Remarkably, this film’s emphasis on journalism and the law intensifies rather than obscures the suffering of the victims who relive their agonies in hope of bringing predators to light. The performers who play these haunted souls, including Michael Cyril Creighton and Jimmy LeBlanc, set off deep and troubling resonances without flashbacks or emphatic music. They compose indelible word portraits of priests insinuating themselves as father figures to troubled children from broken homes, often in working-class neighborhoods where disobeying a priest is like balking at an order from God.

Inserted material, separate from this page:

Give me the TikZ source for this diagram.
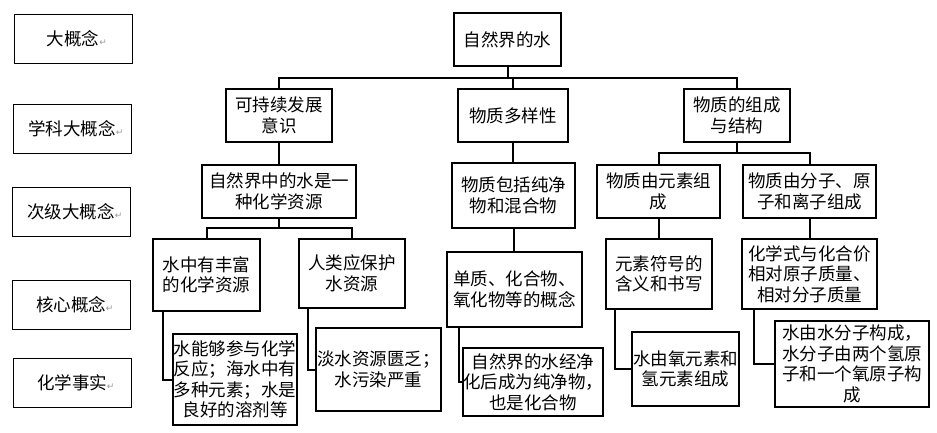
\documentclass[tikz,border=0pt]{standalone}
\usepackage{fontspec}
\setmainfont{Noto Sans CJK SC}
\newfontfamily\djv{DejaVu Sans}
\newcommand{\pmark}{\rlap{\djv\fontsize{9}{9}\selectfont\color{gray!80}↵}}
\begin{document}
\begin{tikzpicture}[x=1pt,y=-1pt,
  mbox/.style={draw, line width=2pt, inner sep=0pt, align=center,
    font=\fontsize{17.5}{20.5}\selectfont},
  lbox/.style={draw, line width=0.9pt, inner sep=0pt, align=center,
    minimum width=118pt, minimum height=49pt,
    font=\fontsize{17.5}{20.5}\selectfont},
  conn/.style={line width=2pt}]
\useasboundingbox (0,0) rectangle (937,433);
% left labels
\node[lbox] (L1) at (73,38.5) {大概念\pmark};
\node[lbox] (L2) at (72,128.5) {学科大概念\pmark};
\node[lbox] (L3) at (71,211.5) {次级大概念\pmark};
\node[lbox] (L4) at (71,304.5) {核心概念\pmark};
\node[lbox] (L5) at (72,382.5) {化学事实\pmark};
% main tree
\node[mbox, minimum width=107pt, minimum height=53pt] (top) at (507.5,39.5) {自然界的水};
\node[mbox, minimum width=106pt, minimum height=53pt] (A1) at (279,115.5) {可持续发展\\意识};
\node[mbox, minimum width=110pt, minimum height=53pt] (A2) at (513,115.5) {物质多样性};
\node[mbox, minimum width=106pt, minimum height=53pt] (A3) at (737,115.5) {物质的组成\\与结构};
\node[mbox, minimum width=154pt, minimum height=53pt] (B1) at (279,191.5) {自然界中的水是一\\种化学资源};
\node[mbox, minimum width=123pt, minimum height=65pt] (B2) at (513.5,195.5) {物质包括纯净\\物和混合物};
\node[mbox, minimum width=123pt, minimum height=53pt] (B3) at (658.5,191.5) {物质由元素组\\成};
\node[mbox, minimum width=133pt, minimum height=53pt] (B4) at (809.5,191.5) {物质由分子、原\\子和离子组成};
\node[mbox, minimum width=107pt, minimum height=72pt] (C1) at (206.5,275) {水中有丰富\\的化学资源};
\node[mbox, minimum width=106pt, minimum height=69pt] (C2) at (352,273.5) {人类应保护\\水资源};
\node[mbox, minimum width=135pt, minimum height=75pt] (C3) at (514.5,289.5) {单质、化合物、\\氧化物等的概念};
\node[mbox, minimum width=106pt, minimum height=70pt] (C4) at (659,274) {元素符号的\\含义和书写};
\node[mbox, minimum width=135pt, minimum height=70pt] (C5) at (809.5,274) {化学式与化合价\\相对原子质量、\\相对分子质量};
\node[mbox, minimum width=124pt, minimum height=91pt] (D1) at (235,379.5) {水能够参与化学\\反应；海水中有\\多种元素；水是\\良好的溶剂等};
\node[mbox, minimum width=125pt, minimum height=83pt] (D2) at (378.5,369.5) {淡水资源匮乏；\\水污染严重};
\node[mbox, minimum width=138pt, minimum height=68pt] (D3) at (533,382) {自然界的水经净\\化后成为纯净物，\\也是化合物};
\node[mbox, minimum width=107pt, minimum height=74pt] (D4) at (685.5,369) {水由氧元素和\\氢元素组成};
\node[mbox, minimum width=154pt, minimum height=86pt] (D5) at (852,364) {水由水分子构成，\\水分子由两个氢原\\子和一个氧原子构\\成};
% bus coordinates
\coordinate (j1) at (0,78);
\coordinate (j2) at (0,153);
\coordinate (j3) at (0,228);
% connectors
\draw[conn] (top.south) -- (top.south |- j1);
\draw[conn] (A1.north) |- (j1 -| A3.north) -- (A3.north);
\draw[conn] (A2.north) -- (A2.north |- j1);
\draw[conn] (A1.south) -- (B1.north);
\draw[conn] (A2.south) -- (A2.south |- B2.north);
\draw[conn] (A3.south) -- (A3.south |- j2);
\draw[conn] (B3.north) |- (j2 -| B4.north) -- (B4.north);
\draw[conn] (B1.south) -- (B1.south |- j3);
\draw[conn] (C1.north) |- (j3 -| C2.north) -- (C2.north);
\draw[conn] (B2.south) -- (B2.south |- C3.north);
\draw[conn] (B3.south) -- (B3.south |- C4.north);
\draw[conn] (B4.south) -- (C5.north);
\draw[conn] ([xshift=11pt]C1.south west) |- (D1.west);
\draw[conn] ([xshift=10pt]C2.south west) |- (D2.west);
\draw[conn] ([xshift=13pt]C3.south west) |- (D3.west);
\draw[conn] ([xshift=10pt]C4.south west) |- (D4.west);
\draw[conn] ([xshift=13pt]C5.south west) |- (D5.west);
\end{tikzpicture}
\end{document}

McCarthy fills his cast with players who are eloquent listeners. McAdams’s Pfeiffer, in particular, reassures the victims that the Spotlight team will not forget the case, despite snags and delays—especially after they’re assigned to cover the aftermath of 9/11. McAdams creates a warm, observant character out of tiny strokes. Knocking on doors in search of predators, she’s casually fearless. In the film’s most stunning moment, a priest opens his door and confesses forthwith to multiple acts of abuse. He thinks he’s proving his essential innocence when he says they never gave him any pleasure.
The Gotham Independent Film Awards recently created a special ensemble acting prize for Spotlight. “Ensemble” usually implies a group of performers collaborating to achieve a single effect. The cast of Spotlight does something different: it brings home the divergent details in the script that expand and open up the story. That’s why the movie feels so beautifully rounded. Pfeiffer is racked with sorrow because this story will change her devout grandmother’s impression of the Church. Rezendes gets tied in knots because he thought he’d always be able to return to the fold, but knowing what he knows, he can’t. The reporters repeatedly demand to know why so many Bostonians (not just Catholics or religious people) were prone to look away from child abuse. At the movie’s peak of candor, they ask that question of themselves.